[Exercise] Reproduce every line of the listing as written, apart from the pictures.

━━━━━ Supplied information ━━━━━

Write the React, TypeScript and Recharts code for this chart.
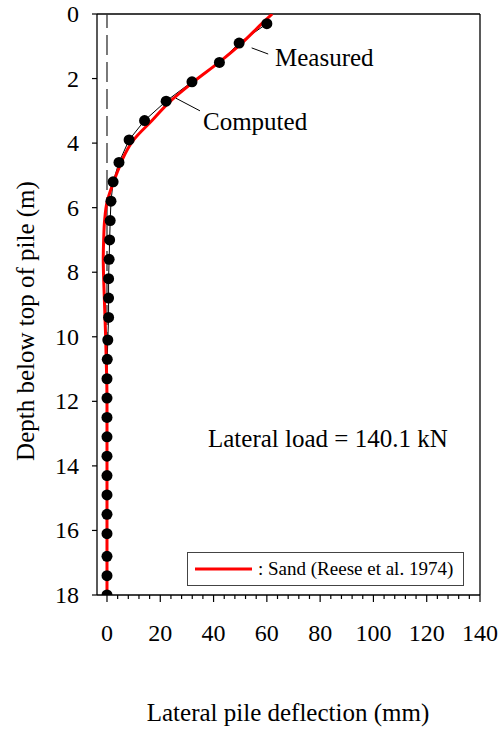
import React from 'react';
import { ComposedChart, Line, XAxis, YAxis, ReferenceLine, Legend, Customized } from 'recharts';

// measured deflection profile (depth m, deflection mm)
const measuredDepth = [0.3, 0.9, 1.5, 2.1, 2.7, 3.3, 3.9, 4.6, 5.2, 5.8, 6.4, 7.0, 7.6, 8.2, 8.8, 9.4, 10.1, 10.7, 11.3, 11.9, 12.5, 13.1, 13.7, 14.3, 14.9, 15.5, 16.1, 16.8, 17.4, 18.0];
const measuredDefl = [60.0, 49.6, 42.2, 31.9, 22.2, 14.1, 8.3, 4.5, 2.3, 1.5, 1.2, 1.0, 0.8, 0.6, 0.6, 0.6, 0.3, 0.1, 0, 0, 0, 0, 0, 0, 0, 0, 0, 0, 0, 0];

// computed with Sand (Reese et al. 1974)
const computedDepth = [0, 0.3, 0.9, 1.5, 2.1, 2.7, 3.3, 3.9, 4.5, 4.85, 5.2, 5.5, 5.8, 6.4, 7.0, 7.6, 8.2, 8.8, 9.4, 10.0, 10.7, 11.3, 12.0, 18.0];
const computedDefl = [62.0, 58.1, 50.6, 42.0, 32.5, 23.8, 16.9, 10.0, 5.8, 4.1, 2.5, 1.2, 0.1, -0.9, -1.25, -1.4, -1.25, -1.0, -0.75, -0.5, -0.3, -0.1, 0, 0];

const xTicks = [0, 4, 8, 12, 16, 20, 24, 28, 32, 36, 40, 44, 48, 52, 56, 60, 64, 68, 72, 76, 80, 84, 88, 92, 96, 100, 104, 108, 112, 116, 120, 124, 128, 132, 136, 140];
const yTicks = [0, 2, 4, 6, 8, 10, 12, 14, 16, 18];

const measured = measuredDepth.map((d, i) => ({ depth: d, defl: measuredDefl[i] }));
const computed = computedDepth.map((d, i) => ({ depth: d, defl: computedDefl[i] }));

const FONT = 'Liberation Serif, Times New Roman, serif';
const serif = { fontFamily: FONT };

const XTick = (props: any) => {
  const { x, y, payload } = props;
  const major = payload.value % 20 === 0;
  return (
    <g>
      <line x1={x} y1={y} x2={x} y2={y + (major ? 7 : 4)} stroke="#000" strokeWidth={1.2} />
      {major && (
        <text x={x} y={y + 46} textAnchor="middle" style={serif} fontSize={24} fill="#000">
          {payload.value}
        </text>
      )}
    </g>
  );
};

const YTick = (props: any) => {
  const { x, y, payload } = props;
  return (
    <text x={x} y={y + 8} textAnchor="end" style={serif} fontSize={24} fill="#000">
      {payload.value}
    </text>
  );
};

const Annotations = () => (
  <g style={serif} fill="#000">
    <text x={275} y={66} fontSize={25} style={serif}>Measured</text>
    <text x={203} y={130} fontSize={25} style={serif}>Computed</text>
    <text x={208} y={447} fontSize={25} style={serif}>Lateral load = 140.1 kN</text>
    <text x={288} y={721} fontSize={25} textAnchor="middle" style={serif}>Lateral pile deflection (mm)</text>
    <text x={34} y={321} fontSize={25} textAnchor="middle" style={serif} transform="rotate(-90 34 321)">
      Depth below top of pile (m)
    </text>
  </g>
);

const LegendBox = () => (
  <div
    style={{
      boxSizing: 'border-box',
      width: 277,
      height: 34,
      border: '1.3px solid #444',
      display: 'flex',
      alignItems: 'center',
      paddingLeft: 7,
      fontFamily: FONT,
      fontSize: 19,
      color: '#000',
      background: '#fff',
    }}
  >
    <svg width={58} height={6} style={{ marginRight: 5 }}>
      <line x1={0} y1={3} x2={57} y2={3} stroke="#ff0000" strokeWidth={3} />
    </svg>
    <span>: Sand (Reese et al. 1974)</span>
  </div>
);

export default function App() {
  return (
    <div style={{ position: 'absolute', left: 0, top: 0 }}>
      <ComposedChart width={500} height={731} margin={{ top: 14, right: 20, left: 0, bottom: 0 }}>
        <XAxis
          type="number"
          dataKey="defl"
          domain={[-3.75, 140]}
          ticks={xTicks}
          interval={0}
          allowDataOverflow
          tickSize={0}
          tickMargin={0}
          tickLine={false}
          tick={<XTick />}
          height={102}
          axisLine={{ stroke: '#000', strokeWidth: 1.3 }}
        />
        <YAxis
          type="number"
          dataKey="depth"
          reversed
          domain={[0, 18]}
          ticks={yTicks}
          interval={0}
          allowDataOverflow
          width={97}
          tickSize={5}
          tickMargin={13}
          tickLine={{ stroke: '#000', strokeWidth: 1.2 }}
          axisLine={{ stroke: '#000', strokeWidth: 1.3 }}
          tick={<YTick />}
        />
        <ReferenceLine y={0} stroke="#000" strokeWidth={1.3} />
        <ReferenceLine x={140} stroke="#000" strokeWidth={1.3} />
        <ReferenceLine x={0} stroke="#333" strokeWidth={1.3} strokeDasharray="20 7" />
        <ReferenceLine segment={[{ x: 54.3, y: 1.05 }, { x: 60.5, y: 1.24 }]} stroke="#000" strokeWidth={1} />
        <ReferenceLine segment={[{ x: 25.9, y: 2.61 }, { x: 34.9, y: 3.0 }]} stroke="#000" strokeWidth={1} />
        <Line
          data={measured}
          dataKey="depth"
          type="linear"
          stroke="#000"
          strokeWidth={1}
          dot={{ r: 5.5, fill: '#000', stroke: '#000', strokeWidth: 0 }}
          isAnimationActive={false}
          legendType="none"
        />
        <Line
          data={computed}
          dataKey="depth"
          type="monotoneY"
          stroke="#ff0000"
          strokeWidth={3}
          dot={false}
          isAnimationActive={false}
        />
        <Legend
          content={<LegendBox />}
          wrapperStyle={{ left: 187, top: 552, width: 277, height: 34, bottom: 'auto' }}
        />
        <Customized component={Annotations} />
      </ComposedChart>
    </div>
  );
}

━━━━━

[Output below]
Write the React, TypeScript and Recharts code for this chart.
import React from 'react';
import { ComposedChart, Line, XAxis, YAxis, ReferenceLine, Legend, Customized } from 'recharts';

// measured deflection profile (depth m, deflection mm)
const measuredDepth = [0.3, 0.9, 1.5, 2.1, 2.7, 3.3, 3.9, 4.6, 5.2, 5.8, 6.4, 7.0, 7.6, 8.2, 8.8, 9.4, 10.1, 10.7, 11.3, 11.9, 12.5, 13.1, 13.7, 14.3, 14.9, 15.5, 16.1, 16.8, 17.4, 18.0];
const measuredDefl = [60.0, 49.6, 42.2, 31.9, 22.2, 14.1, 8.3, 4.5, 2.3, 1.5, 1.2, 1.0, 0.8, 0.6, 0.6, 0.6, 0.3, 0.1, 0, 0, 0, 0, 0, 0, 0, 0, 0, 0, 0, 0];

// computed with Sand (Reese et al. 1974)
const computedDepth = [0, 0.3, 0.9, 1.5, 2.1, 2.7, 3.3, 3.9, 4.5, 4.85, 5.2, 5.5, 5.8, 6.4, 7.0, 7.6, 8.2, 8.8, 9.4, 10.0, 10.7, 11.3, 12.0, 18.0];
const computedDefl = [62.0, 58.1, 50.6, 42.0, 32.5, 23.8, 16.9, 10.0, 5.8, 4.1, 2.5, 1.2, 0.1, -0.9, -1.25, -1.4, -1.25, -1.0, -0.75, -0.5, -0.3, -0.1, 0, 0];

const xTicks = [0, 4, 8, 12, 16, 20, 24, 28, 32, 36, 40, 44, 48, 52, 56, 60, 64, 68, 72, 76, 80, 84, 88, 92, 96, 100, 104, 108, 112, 116, 120, 124, 128, 132, 136, 140];
const yTicks = [0, 2, 4, 6, 8, 10, 12, 14, 16, 18];

const measured = measuredDepth.map((d, i) => ({ depth: d, defl: measuredDefl[i] }));
const computed = computedDepth.map((d, i) => ({ depth: d, defl: computedDefl[i] }));

const FONT = 'Liberation Serif, Times New Roman, serif';
const serif = { fontFamily: FONT };

const XTick = (props: any) => {
  const { x, y, payload } = props;
  const major = payload.value % 20 === 0;
  return (
    <g>
      <line x1={x} y1={y} x2={x} y2={y + (major ? 7 : 4)} stroke="#000" strokeWidth={1.2} />
      {major && (
        <text x={x} y={y + 46} textAnchor="middle" style={serif} fontSize={24} fill="#000">
          {payload.value}
        </text>
      )}
    </g>
  );
};

const YTick = (props: any) => {
  const { x, y, payload } = props;
  return (
    <text x={x} y={y + 8} textAnchor="end" style={serif} fontSize={24} fill="#000">
      {payload.value}
    </text>
  );
};

const Annotations = () => (
  <g style={serif} fill="#000">
    <text x={275} y={66} fontSize={25} style={serif}>Measured</text>
    <text x={203} y={130} fontSize={25} style={serif}>Computed</text>
    <text x={208} y={447} fontSize={25} style={serif}>Lateral load = 140.1 kN</text>
    <text x={288} y={721} fontSize={25} textAnchor="middle" style={serif}>Lateral pile deflection (mm)</text>
    <text x={34} y={321} fontSize={25} textAnchor="middle" style={serif} transform="rotate(-90 34 321)">
      Depth below top of pile (m)
    </text>
  </g>
);

const LegendBox = () => (
  <div
    style={{
      boxSizing: 'border-box',
      width: 277,
      height: 34,
      border: '1.3px solid #444',
      display: 'flex',
      alignItems: 'center',
      paddingLeft: 7,
      fontFamily: FONT,
      fontSize: 19,
      color: '#000',
      background: '#fff',
    }}
  >
    <svg width={58} height={6} style={{ marginRight: 5 }}>
      <line x1={0} y1={3} x2={57} y2={3} stroke="#ff0000" strokeWidth={3} />
    </svg>
    <span>: Sand (Reese et al. 1974)</span>
  </div>
);

export default function App() {
  return (
    <div style={{ position: 'absolute', left: 0, top: 0 }}>
      <ComposedChart width={500} height={731} margin={{ top: 14, right: 20, left: 0, bottom: 0 }}>
        <XAxis
          type="number"
          dataKey="defl"
          domain={[-3.75, 140]}
          ticks={xTicks}
          interval={0}
          allowDataOverflow
          tickSize={0}
          tickMargin={0}
          tickLine={false}
          tick={<XTick />}
          height={102}
          axisLine={{ stroke: '#000', strokeWidth: 1.3 }}
        />
        <YAxis
          type="number"
          dataKey="depth"
          reversed
          domain={[0, 18]}
          ticks={yTicks}
          interval={0}
          allowDataOverflow
          width={97}
          tickSize={5}
          tickMargin={13}
          tickLine={{ stroke: '#000', strokeWidth: 1.2 }}
          axisLine={{ stroke: '#000', strokeWidth: 1.3 }}
          tick={<YTick />}
        />
        <ReferenceLine y={0} stroke="#000" strokeWidth={1.3} />
        <ReferenceLine x={140} stroke="#000" strokeWidth={1.3} />
        <ReferenceLine x={0} stroke="#333" strokeWidth={1.3} strokeDasharray="20 7" />
        <ReferenceLine segment={[{ x: 54.3, y: 1.05 }, { x: 60.5, y: 1.24 }]} stroke="#000" strokeWidth={1} />
        <ReferenceLine segment={[{ x: 25.9, y: 2.61 }, { x: 34.9, y: 3.0 }]} stroke="#000" strokeWidth={1} />
        <Line
          data={measured}
          dataKey="depth"
          type="linear"
          stroke="#000"
          strokeWidth={1}
          dot={{ r: 5.5, fill: '#000', stroke: '#000', strokeWidth: 0 }}
          isAnimationActive={false}
          legendType="none"
        />
        <Line
          data={computed}
          dataKey="depth"
          type="monotoneY"
          stroke="#ff0000"
          strokeWidth={3}
          dot={false}
          isAnimationActive={false}
        />
        <Legend
          content={<LegendBox />}
          wrapperStyle={{ left: 187, top: 552, width: 277, height: 34, bottom: 'auto' }}
        />
        <Customized component={Annotations} />
      </ComposedChart>
    </div>
  );
}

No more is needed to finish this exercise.